* [WHAT IS ASKED]: Would you quote every entry exactly, dropping only the pictures?

* [AVAILABLE DATA]:
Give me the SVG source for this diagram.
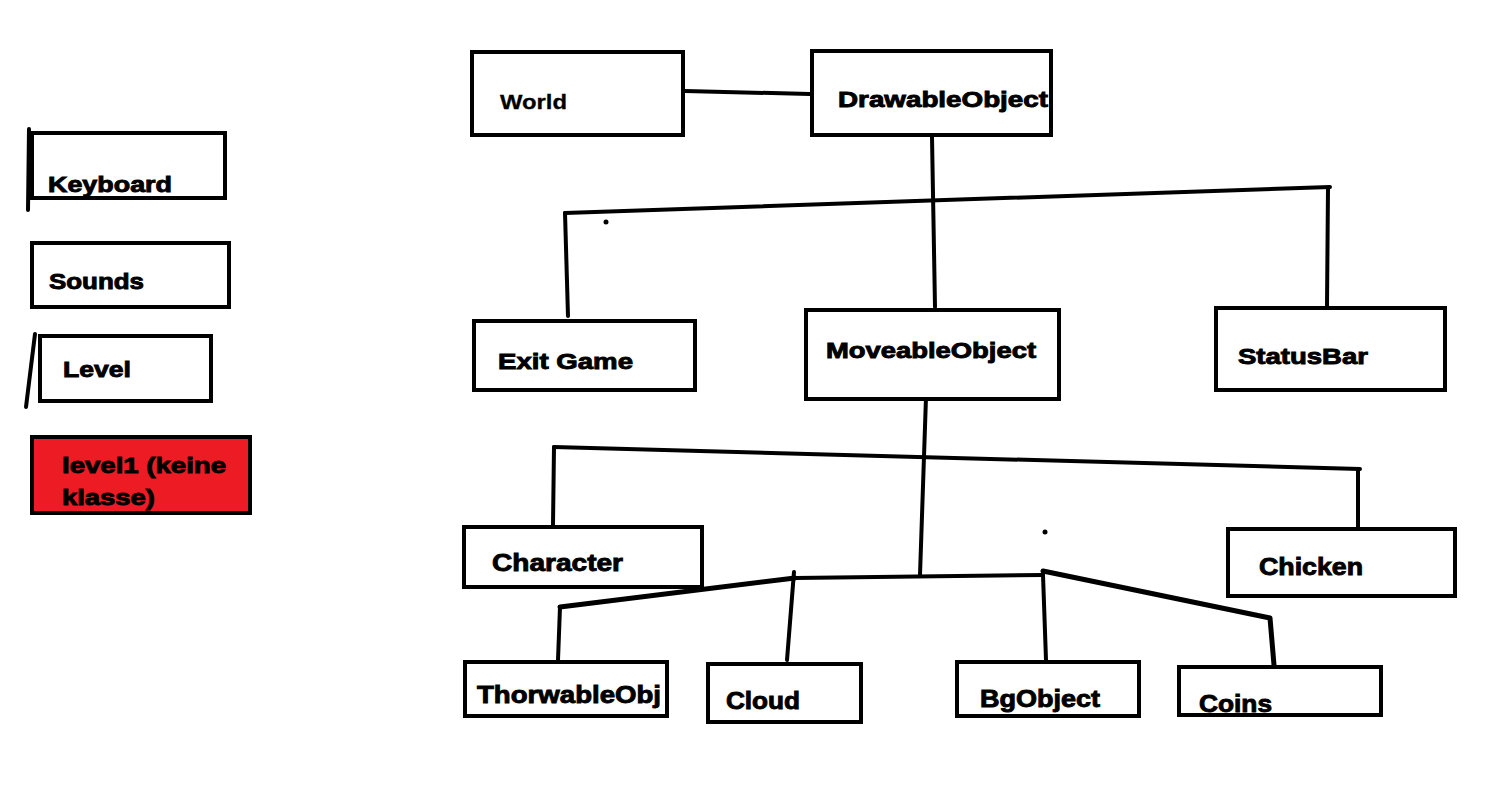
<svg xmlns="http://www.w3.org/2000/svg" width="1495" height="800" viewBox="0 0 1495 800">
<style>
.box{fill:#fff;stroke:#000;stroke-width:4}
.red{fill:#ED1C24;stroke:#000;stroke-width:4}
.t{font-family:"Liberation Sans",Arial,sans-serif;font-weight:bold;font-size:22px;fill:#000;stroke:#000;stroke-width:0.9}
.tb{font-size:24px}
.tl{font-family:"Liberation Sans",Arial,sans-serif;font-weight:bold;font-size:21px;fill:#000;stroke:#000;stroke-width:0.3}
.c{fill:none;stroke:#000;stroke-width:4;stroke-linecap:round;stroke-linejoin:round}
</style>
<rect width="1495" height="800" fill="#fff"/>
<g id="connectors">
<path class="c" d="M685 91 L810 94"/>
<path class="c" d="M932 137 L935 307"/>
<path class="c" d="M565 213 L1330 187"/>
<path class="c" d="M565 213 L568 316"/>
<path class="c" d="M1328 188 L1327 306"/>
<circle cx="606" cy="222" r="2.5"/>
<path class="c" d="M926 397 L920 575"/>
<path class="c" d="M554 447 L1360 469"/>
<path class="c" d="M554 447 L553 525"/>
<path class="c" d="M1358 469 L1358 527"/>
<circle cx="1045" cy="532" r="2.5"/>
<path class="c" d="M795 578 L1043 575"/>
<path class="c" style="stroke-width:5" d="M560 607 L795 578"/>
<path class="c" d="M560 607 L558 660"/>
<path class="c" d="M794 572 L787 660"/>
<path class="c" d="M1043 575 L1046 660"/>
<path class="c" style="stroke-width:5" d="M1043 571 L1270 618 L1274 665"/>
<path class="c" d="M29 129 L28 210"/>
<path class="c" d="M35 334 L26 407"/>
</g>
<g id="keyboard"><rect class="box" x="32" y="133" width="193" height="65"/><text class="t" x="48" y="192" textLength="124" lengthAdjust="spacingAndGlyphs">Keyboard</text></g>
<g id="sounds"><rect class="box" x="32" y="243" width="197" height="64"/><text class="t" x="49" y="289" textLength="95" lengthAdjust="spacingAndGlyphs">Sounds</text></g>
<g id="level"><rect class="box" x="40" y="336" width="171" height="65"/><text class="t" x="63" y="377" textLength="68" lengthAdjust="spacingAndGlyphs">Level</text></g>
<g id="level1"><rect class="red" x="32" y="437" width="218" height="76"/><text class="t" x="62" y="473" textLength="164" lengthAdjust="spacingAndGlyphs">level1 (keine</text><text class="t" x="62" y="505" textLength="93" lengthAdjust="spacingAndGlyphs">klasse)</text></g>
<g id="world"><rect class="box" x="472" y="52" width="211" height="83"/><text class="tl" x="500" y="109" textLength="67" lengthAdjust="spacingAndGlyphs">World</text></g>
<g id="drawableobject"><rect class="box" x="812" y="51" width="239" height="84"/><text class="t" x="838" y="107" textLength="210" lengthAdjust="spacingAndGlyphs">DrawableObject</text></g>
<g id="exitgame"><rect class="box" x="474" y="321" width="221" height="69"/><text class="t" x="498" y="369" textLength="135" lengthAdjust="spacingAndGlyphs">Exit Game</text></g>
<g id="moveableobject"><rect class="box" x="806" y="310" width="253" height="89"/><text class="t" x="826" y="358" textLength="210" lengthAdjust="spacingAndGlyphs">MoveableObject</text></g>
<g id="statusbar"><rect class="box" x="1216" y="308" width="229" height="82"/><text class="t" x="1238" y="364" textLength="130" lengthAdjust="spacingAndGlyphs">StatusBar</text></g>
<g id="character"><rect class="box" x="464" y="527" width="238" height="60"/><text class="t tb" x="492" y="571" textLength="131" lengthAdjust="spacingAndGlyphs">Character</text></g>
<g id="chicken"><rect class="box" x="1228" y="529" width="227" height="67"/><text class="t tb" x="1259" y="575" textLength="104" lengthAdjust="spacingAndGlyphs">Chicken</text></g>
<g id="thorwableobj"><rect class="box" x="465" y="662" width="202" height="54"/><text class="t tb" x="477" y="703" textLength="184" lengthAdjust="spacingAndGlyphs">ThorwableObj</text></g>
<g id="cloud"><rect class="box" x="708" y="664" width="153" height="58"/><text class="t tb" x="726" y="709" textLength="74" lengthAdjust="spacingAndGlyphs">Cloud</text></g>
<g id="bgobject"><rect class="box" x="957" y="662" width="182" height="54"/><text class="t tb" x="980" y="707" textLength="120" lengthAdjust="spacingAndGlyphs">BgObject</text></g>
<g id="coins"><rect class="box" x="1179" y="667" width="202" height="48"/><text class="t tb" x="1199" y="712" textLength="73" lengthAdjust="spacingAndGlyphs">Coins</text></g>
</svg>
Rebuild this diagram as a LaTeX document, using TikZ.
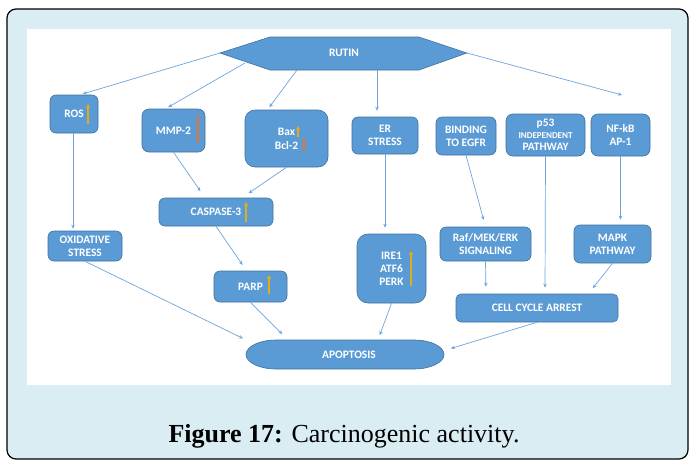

* [WRITTEN RESPONSE]:
Give me the SVG source for this diagram.
<svg xmlns="http://www.w3.org/2000/svg" width="1495" height="800" viewBox="0 0 1495 800">
<style>
.box{fill:#fff;stroke:#000;stroke-width:4}
.red{fill:#ED1C24;stroke:#000;stroke-width:4}
.t{font-family:"Liberation Sans",Arial,sans-serif;font-weight:bold;font-size:22px;fill:#000;stroke:#000;stroke-width:0.9}
.tb{font-size:24px}
.tl{font-family:"Liberation Sans",Arial,sans-serif;font-weight:bold;font-size:21px;fill:#000;stroke:#000;stroke-width:0.3}
.c{fill:none;stroke:#000;stroke-width:4;stroke-linecap:round;stroke-linejoin:round}
</style>
<rect width="1495" height="800" fill="#fff"/>
<g id="connectors">
<path class="c" d="M685 91 L810 94"/>
<path class="c" d="M932 137 L935 307"/>
<path class="c" d="M565 213 L1330 187"/>
<path class="c" d="M565 213 L568 316"/>
<path class="c" d="M1328 188 L1327 306"/>
<circle cx="606" cy="222" r="2.5"/>
<path class="c" d="M926 397 L920 575"/>
<path class="c" d="M554 447 L1360 469"/>
<path class="c" d="M554 447 L553 525"/>
<path class="c" d="M1358 469 L1358 527"/>
<circle cx="1045" cy="532" r="2.5"/>
<path class="c" d="M795 578 L1043 575"/>
<path class="c" style="stroke-width:5" d="M560 607 L795 578"/>
<path class="c" d="M560 607 L558 660"/>
<path class="c" d="M794 572 L787 660"/>
<path class="c" d="M1043 575 L1046 660"/>
<path class="c" style="stroke-width:5" d="M1043 571 L1270 618 L1274 665"/>
<path class="c" d="M29 129 L28 210"/>
<path class="c" d="M35 334 L26 407"/>
</g>
<g id="keyboard"><rect class="box" x="32" y="133" width="193" height="65"/><text class="t" x="48" y="192" textLength="124" lengthAdjust="spacingAndGlyphs">Keyboard</text></g>
<g id="sounds"><rect class="box" x="32" y="243" width="197" height="64"/><text class="t" x="49" y="289" textLength="95" lengthAdjust="spacingAndGlyphs">Sounds</text></g>
<g id="level"><rect class="box" x="40" y="336" width="171" height="65"/><text class="t" x="63" y="377" textLength="68" lengthAdjust="spacingAndGlyphs">Level</text></g>
<g id="level1"><rect class="red" x="32" y="437" width="218" height="76"/><text class="t" x="62" y="473" textLength="164" lengthAdjust="spacingAndGlyphs">level1 (keine</text><text class="t" x="62" y="505" textLength="93" lengthAdjust="spacingAndGlyphs">klasse)</text></g>
<g id="world"><rect class="box" x="472" y="52" width="211" height="83"/><text class="tl" x="500" y="109" textLength="67" lengthAdjust="spacingAndGlyphs">World</text></g>
<g id="drawableobject"><rect class="box" x="812" y="51" width="239" height="84"/><text class="t" x="838" y="107" textLength="210" lengthAdjust="spacingAndGlyphs">DrawableObject</text></g>
<g id="exitgame"><rect class="box" x="474" y="321" width="221" height="69"/><text class="t" x="498" y="369" textLength="135" lengthAdjust="spacingAndGlyphs">Exit Game</text></g>
<g id="moveableobject"><rect class="box" x="806" y="310" width="253" height="89"/><text class="t" x="826" y="358" textLength="210" lengthAdjust="spacingAndGlyphs">MoveableObject</text></g>
<g id="statusbar"><rect class="box" x="1216" y="308" width="229" height="82"/><text class="t" x="1238" y="364" textLength="130" lengthAdjust="spacingAndGlyphs">StatusBar</text></g>
<g id="character"><rect class="box" x="464" y="527" width="238" height="60"/><text class="t tb" x="492" y="571" textLength="131" lengthAdjust="spacingAndGlyphs">Character</text></g>
<g id="chicken"><rect class="box" x="1228" y="529" width="227" height="67"/><text class="t tb" x="1259" y="575" textLength="104" lengthAdjust="spacingAndGlyphs">Chicken</text></g>
<g id="thorwableobj"><rect class="box" x="465" y="662" width="202" height="54"/><text class="t tb" x="477" y="703" textLength="184" lengthAdjust="spacingAndGlyphs">ThorwableObj</text></g>
<g id="cloud"><rect class="box" x="708" y="664" width="153" height="58"/><text class="t tb" x="726" y="709" textLength="74" lengthAdjust="spacingAndGlyphs">Cloud</text></g>
<g id="bgobject"><rect class="box" x="957" y="662" width="182" height="54"/><text class="t tb" x="980" y="707" textLength="120" lengthAdjust="spacingAndGlyphs">BgObject</text></g>
<g id="coins"><rect class="box" x="1179" y="667" width="202" height="48"/><text class="t tb" x="1199" y="712" textLength="73" lengthAdjust="spacingAndGlyphs">Coins</text></g>
</svg>
Rebuild this diagram as a LaTeX document, using TikZ.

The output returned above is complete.